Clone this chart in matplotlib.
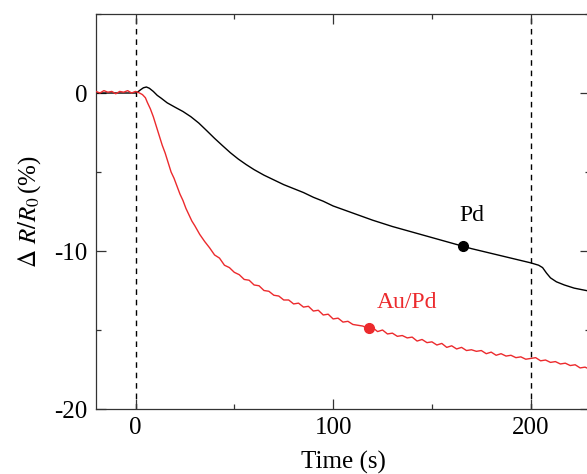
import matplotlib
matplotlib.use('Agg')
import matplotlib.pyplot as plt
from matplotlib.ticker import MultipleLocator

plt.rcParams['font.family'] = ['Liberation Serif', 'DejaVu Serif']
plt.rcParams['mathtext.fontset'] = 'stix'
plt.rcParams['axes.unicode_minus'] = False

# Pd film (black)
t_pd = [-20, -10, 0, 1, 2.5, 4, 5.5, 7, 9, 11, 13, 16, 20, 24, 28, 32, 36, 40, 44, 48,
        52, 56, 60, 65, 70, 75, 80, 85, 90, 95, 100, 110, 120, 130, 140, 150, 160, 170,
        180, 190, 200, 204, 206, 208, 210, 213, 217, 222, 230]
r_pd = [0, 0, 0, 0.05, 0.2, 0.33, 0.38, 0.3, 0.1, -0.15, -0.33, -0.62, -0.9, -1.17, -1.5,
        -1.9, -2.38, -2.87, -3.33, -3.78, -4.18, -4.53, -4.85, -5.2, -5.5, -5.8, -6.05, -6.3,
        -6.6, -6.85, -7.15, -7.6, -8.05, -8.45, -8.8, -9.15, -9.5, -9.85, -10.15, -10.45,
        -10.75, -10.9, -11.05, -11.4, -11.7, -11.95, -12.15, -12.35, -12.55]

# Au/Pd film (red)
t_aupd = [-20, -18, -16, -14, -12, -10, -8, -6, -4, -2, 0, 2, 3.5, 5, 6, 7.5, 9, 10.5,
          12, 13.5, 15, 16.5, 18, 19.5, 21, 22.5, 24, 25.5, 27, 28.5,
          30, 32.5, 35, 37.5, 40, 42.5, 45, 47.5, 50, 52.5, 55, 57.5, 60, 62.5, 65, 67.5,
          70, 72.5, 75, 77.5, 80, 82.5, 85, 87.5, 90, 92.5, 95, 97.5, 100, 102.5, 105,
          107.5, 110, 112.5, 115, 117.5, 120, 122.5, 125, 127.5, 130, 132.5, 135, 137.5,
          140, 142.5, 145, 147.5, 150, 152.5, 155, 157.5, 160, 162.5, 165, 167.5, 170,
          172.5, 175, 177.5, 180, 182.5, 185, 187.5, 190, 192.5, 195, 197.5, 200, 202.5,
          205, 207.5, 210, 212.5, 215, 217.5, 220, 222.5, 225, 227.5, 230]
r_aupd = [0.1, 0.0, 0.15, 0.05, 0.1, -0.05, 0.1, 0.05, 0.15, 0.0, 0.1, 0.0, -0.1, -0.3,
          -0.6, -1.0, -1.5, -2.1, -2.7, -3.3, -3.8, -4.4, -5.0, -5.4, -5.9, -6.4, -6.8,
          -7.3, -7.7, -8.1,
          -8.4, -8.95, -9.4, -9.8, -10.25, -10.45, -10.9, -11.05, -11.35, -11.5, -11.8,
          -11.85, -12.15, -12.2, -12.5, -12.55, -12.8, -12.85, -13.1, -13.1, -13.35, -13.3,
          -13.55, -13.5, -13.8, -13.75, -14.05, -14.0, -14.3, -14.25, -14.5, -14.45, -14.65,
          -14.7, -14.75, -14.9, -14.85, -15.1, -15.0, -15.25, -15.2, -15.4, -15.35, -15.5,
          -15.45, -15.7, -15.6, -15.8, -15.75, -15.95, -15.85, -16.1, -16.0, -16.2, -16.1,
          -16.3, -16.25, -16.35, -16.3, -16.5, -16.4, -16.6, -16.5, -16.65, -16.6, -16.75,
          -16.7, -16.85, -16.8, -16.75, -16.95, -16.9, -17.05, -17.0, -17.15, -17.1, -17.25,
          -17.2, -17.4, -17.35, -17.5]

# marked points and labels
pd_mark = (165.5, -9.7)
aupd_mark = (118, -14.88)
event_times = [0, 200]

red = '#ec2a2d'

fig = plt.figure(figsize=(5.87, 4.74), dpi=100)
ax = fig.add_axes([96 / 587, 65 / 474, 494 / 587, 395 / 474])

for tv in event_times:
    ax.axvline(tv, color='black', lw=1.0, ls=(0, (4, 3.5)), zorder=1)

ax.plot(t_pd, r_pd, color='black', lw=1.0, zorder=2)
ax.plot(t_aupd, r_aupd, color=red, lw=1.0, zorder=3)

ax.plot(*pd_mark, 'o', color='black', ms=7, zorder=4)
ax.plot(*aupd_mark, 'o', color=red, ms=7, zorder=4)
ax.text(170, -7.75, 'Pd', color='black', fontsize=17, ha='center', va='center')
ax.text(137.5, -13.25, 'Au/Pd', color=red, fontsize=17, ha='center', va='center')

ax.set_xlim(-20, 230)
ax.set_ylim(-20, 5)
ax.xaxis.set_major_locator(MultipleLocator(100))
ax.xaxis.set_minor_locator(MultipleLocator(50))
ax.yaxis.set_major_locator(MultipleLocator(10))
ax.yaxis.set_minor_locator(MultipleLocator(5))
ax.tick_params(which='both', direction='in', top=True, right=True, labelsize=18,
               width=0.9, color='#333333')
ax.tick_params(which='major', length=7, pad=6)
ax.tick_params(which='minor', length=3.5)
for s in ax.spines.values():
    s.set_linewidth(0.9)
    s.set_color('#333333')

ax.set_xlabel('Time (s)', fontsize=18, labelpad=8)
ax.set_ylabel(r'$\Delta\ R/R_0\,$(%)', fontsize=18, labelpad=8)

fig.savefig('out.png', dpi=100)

_The exercise_
All of the data above should be quoted exactly, except for the pictures.

_Solution to this exercise_
Clone this chart in matplotlib.
import matplotlib
matplotlib.use('Agg')
import matplotlib.pyplot as plt
from matplotlib.ticker import MultipleLocator

plt.rcParams['font.family'] = ['Liberation Serif', 'DejaVu Serif']
plt.rcParams['mathtext.fontset'] = 'stix'
plt.rcParams['axes.unicode_minus'] = False

# Pd film (black)
t_pd = [-20, -10, 0, 1, 2.5, 4, 5.5, 7, 9, 11, 13, 16, 20, 24, 28, 32, 36, 40, 44, 48,
        52, 56, 60, 65, 70, 75, 80, 85, 90, 95, 100, 110, 120, 130, 140, 150, 160, 170,
        180, 190, 200, 204, 206, 208, 210, 213, 217, 222, 230]
r_pd = [0, 0, 0, 0.05, 0.2, 0.33, 0.38, 0.3, 0.1, -0.15, -0.33, -0.62, -0.9, -1.17, -1.5,
        -1.9, -2.38, -2.87, -3.33, -3.78, -4.18, -4.53, -4.85, -5.2, -5.5, -5.8, -6.05, -6.3,
        -6.6, -6.85, -7.15, -7.6, -8.05, -8.45, -8.8, -9.15, -9.5, -9.85, -10.15, -10.45,
        -10.75, -10.9, -11.05, -11.4, -11.7, -11.95, -12.15, -12.35, -12.55]

# Au/Pd film (red)
t_aupd = [-20, -18, -16, -14, -12, -10, -8, -6, -4, -2, 0, 2, 3.5, 5, 6, 7.5, 9, 10.5,
          12, 13.5, 15, 16.5, 18, 19.5, 21, 22.5, 24, 25.5, 27, 28.5,
          30, 32.5, 35, 37.5, 40, 42.5, 45, 47.5, 50, 52.5, 55, 57.5, 60, 62.5, 65, 67.5,
          70, 72.5, 75, 77.5, 80, 82.5, 85, 87.5, 90, 92.5, 95, 97.5, 100, 102.5, 105,
          107.5, 110, 112.5, 115, 117.5, 120, 122.5, 125, 127.5, 130, 132.5, 135, 137.5,
          140, 142.5, 145, 147.5, 150, 152.5, 155, 157.5, 160, 162.5, 165, 167.5, 170,
          172.5, 175, 177.5, 180, 182.5, 185, 187.5, 190, 192.5, 195, 197.5, 200, 202.5,
          205, 207.5, 210, 212.5, 215, 217.5, 220, 222.5, 225, 227.5, 230]
r_aupd = [0.1, 0.0, 0.15, 0.05, 0.1, -0.05, 0.1, 0.05, 0.15, 0.0, 0.1, 0.0, -0.1, -0.3,
          -0.6, -1.0, -1.5, -2.1, -2.7, -3.3, -3.8, -4.4, -5.0, -5.4, -5.9, -6.4, -6.8,
          -7.3, -7.7, -8.1,
          -8.4, -8.95, -9.4, -9.8, -10.25, -10.45, -10.9, -11.05, -11.35, -11.5, -11.8,
          -11.85, -12.15, -12.2, -12.5, -12.55, -12.8, -12.85, -13.1, -13.1, -13.35, -13.3,
          -13.55, -13.5, -13.8, -13.75, -14.05, -14.0, -14.3, -14.25, -14.5, -14.45, -14.65,
          -14.7, -14.75, -14.9, -14.85, -15.1, -15.0, -15.25, -15.2, -15.4, -15.35, -15.5,
          -15.45, -15.7, -15.6, -15.8, -15.75, -15.95, -15.85, -16.1, -16.0, -16.2, -16.1,
          -16.3, -16.25, -16.35, -16.3, -16.5, -16.4, -16.6, -16.5, -16.65, -16.6, -16.75,
          -16.7, -16.85, -16.8, -16.75, -16.95, -16.9, -17.05, -17.0, -17.15, -17.1, -17.25,
          -17.2, -17.4, -17.35, -17.5]

# marked points and labels
pd_mark = (165.5, -9.7)
aupd_mark = (118, -14.88)
event_times = [0, 200]

red = '#ec2a2d'

fig = plt.figure(figsize=(5.87, 4.74), dpi=100)
ax = fig.add_axes([96 / 587, 65 / 474, 494 / 587, 395 / 474])

for tv in event_times:
    ax.axvline(tv, color='black', lw=1.0, ls=(0, (4, 3.5)), zorder=1)

ax.plot(t_pd, r_pd, color='black', lw=1.0, zorder=2)
ax.plot(t_aupd, r_aupd, color=red, lw=1.0, zorder=3)

ax.plot(*pd_mark, 'o', color='black', ms=7, zorder=4)
ax.plot(*aupd_mark, 'o', color=red, ms=7, zorder=4)
ax.text(170, -7.75, 'Pd', color='black', fontsize=17, ha='center', va='center')
ax.text(137.5, -13.25, 'Au/Pd', color=red, fontsize=17, ha='center', va='center')

ax.set_xlim(-20, 230)
ax.set_ylim(-20, 5)
ax.xaxis.set_major_locator(MultipleLocator(100))
ax.xaxis.set_minor_locator(MultipleLocator(50))
ax.yaxis.set_major_locator(MultipleLocator(10))
ax.yaxis.set_minor_locator(MultipleLocator(5))
ax.tick_params(which='both', direction='in', top=True, right=True, labelsize=18,
               width=0.9, color='#333333')
ax.tick_params(which='major', length=7, pad=6)
ax.tick_params(which='minor', length=3.5)
for s in ax.spines.values():
    s.set_linewidth(0.9)
    s.set_color('#333333')

ax.set_xlabel('Time (s)', fontsize=18, labelpad=8)
ax.set_ylabel(r'$\Delta\ R/R_0\,$(%)', fontsize=18, labelpad=8)

fig.savefig('out.png', dpi=100)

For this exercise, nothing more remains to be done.